Here, Plaintiff has alleged in a conclusory manner that Pichelmayer owed the minor a "separate duty of due [care]." Complaint at 3. Pichelmayer's alleged negligent act was "failing to remedy a condition on the store premises that she knew or should have known posed an unreasonable risk. . . ." Id. Plaintiff alleges a similar breach for Defendant Old Navy, who Plaintiff claims "fail[ed] to either adequately warn her of the dangerous condition or by failing to make the condition reasonably safe." Id. Plaintiff also states that "the Defendants, their agents, servants, and employees, who were at all times acting in the course and scope of their employment, were guilty of negligence toward the Plaintiff and Minor Plaintiff. . . ." Id. at 4. Nowhere does Plaintiff allege any facts that would show that Pichelmayer owed the minor a duty of care separate from that of Old Navy. Defendant has produced evidence that Pichelmayer was not scheduled to work and was not present on the day in question, which would further preclude the possibility that Pichelmayer owed a duty separate from Old Navy's duty to premises invitees.

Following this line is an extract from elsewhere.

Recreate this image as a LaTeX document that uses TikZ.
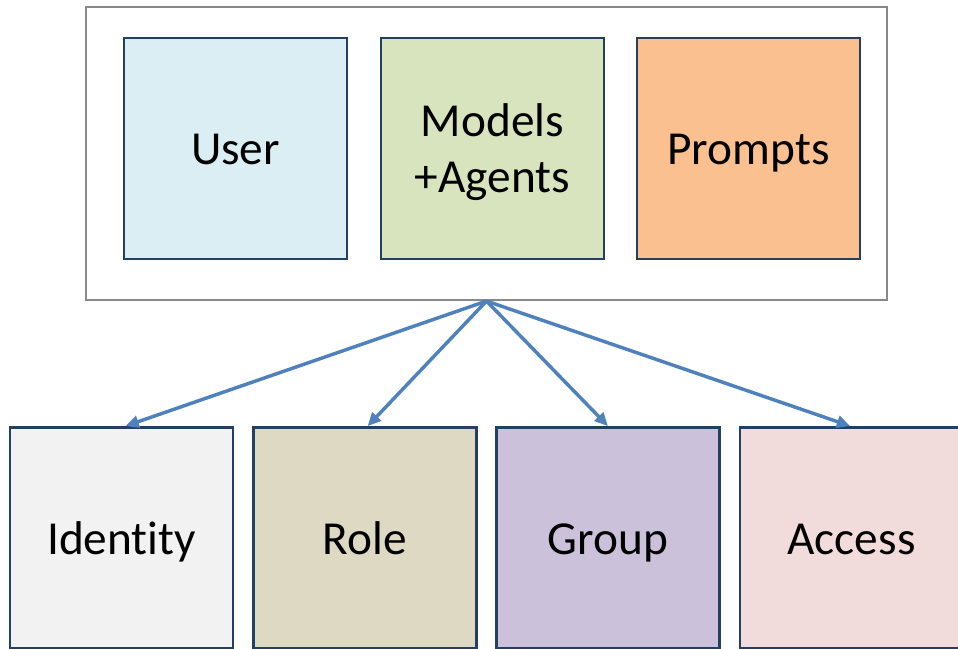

As such, Plaintiff's failure to allege facts showing that Pichelmayer owed the minor a separate duty of care lends credence to Defendant's contention that Plaintiff's joinder of Pichelmayer was improper. Notice of Removal at 3.

D. Conclusion

Accordingly, Old Navy's Notice of Removal satisfies its burden of demonstrating that Plaintiff cannot establish a claim against Defendant Pichelmayer. Plaintiff must do more than simply assert that Pichelmayer has "a separate duty of due [care]" to Plaintiff's daughter. Rather, Plaintiff must provide facts that would show that Pichelmayer had a duty to Plaintiff's daughter that was separate from that of her employer. Plaintiff is therefore directed to show cause in writing, no later than August 16, 2013, why this Court should not dismiss Pichelmayer as improperly joined. See Akerbloom v. Ezra Holdings, Ltd., 509 F.App'x 340, 347 (5th Cir. 2013) (noting that district court should dismiss improperly joined defendants).